Images are not part of the copy; transcribe all the data exactly.

※

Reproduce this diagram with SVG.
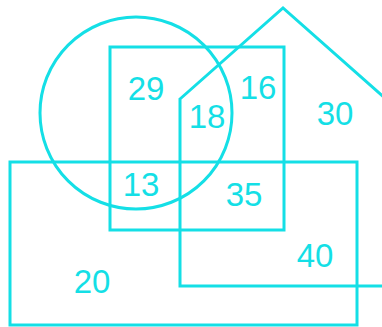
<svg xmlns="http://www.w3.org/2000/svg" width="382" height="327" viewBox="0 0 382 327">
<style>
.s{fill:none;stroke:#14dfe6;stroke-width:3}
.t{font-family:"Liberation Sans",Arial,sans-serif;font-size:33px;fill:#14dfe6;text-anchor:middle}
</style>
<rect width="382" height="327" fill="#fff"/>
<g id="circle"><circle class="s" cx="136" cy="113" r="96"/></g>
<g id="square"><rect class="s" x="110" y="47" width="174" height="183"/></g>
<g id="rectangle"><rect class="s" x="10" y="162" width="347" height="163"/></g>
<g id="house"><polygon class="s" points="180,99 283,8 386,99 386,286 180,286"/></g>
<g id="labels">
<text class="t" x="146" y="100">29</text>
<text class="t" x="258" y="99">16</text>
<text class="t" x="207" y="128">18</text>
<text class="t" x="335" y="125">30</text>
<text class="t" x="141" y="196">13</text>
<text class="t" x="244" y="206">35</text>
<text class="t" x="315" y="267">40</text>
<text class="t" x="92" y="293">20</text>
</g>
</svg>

※

--- Completed task ---
Reproduce this diagram with SVG.
<svg xmlns="http://www.w3.org/2000/svg" width="382" height="327" viewBox="0 0 382 327">
<style>
.s{fill:none;stroke:#14dfe6;stroke-width:3}
.t{font-family:"Liberation Sans",Arial,sans-serif;font-size:33px;fill:#14dfe6;text-anchor:middle}
</style>
<rect width="382" height="327" fill="#fff"/>
<g id="circle"><circle class="s" cx="136" cy="113" r="96"/></g>
<g id="square"><rect class="s" x="110" y="47" width="174" height="183"/></g>
<g id="rectangle"><rect class="s" x="10" y="162" width="347" height="163"/></g>
<g id="house"><polygon class="s" points="180,99 283,8 386,99 386,286 180,286"/></g>
<g id="labels">
<text class="t" x="146" y="100">29</text>
<text class="t" x="258" y="99">16</text>
<text class="t" x="207" y="128">18</text>
<text class="t" x="335" y="125">30</text>
<text class="t" x="141" y="196">13</text>
<text class="t" x="244" y="206">35</text>
<text class="t" x="315" y="267">40</text>
<text class="t" x="92" y="293">20</text>
</g>
</svg>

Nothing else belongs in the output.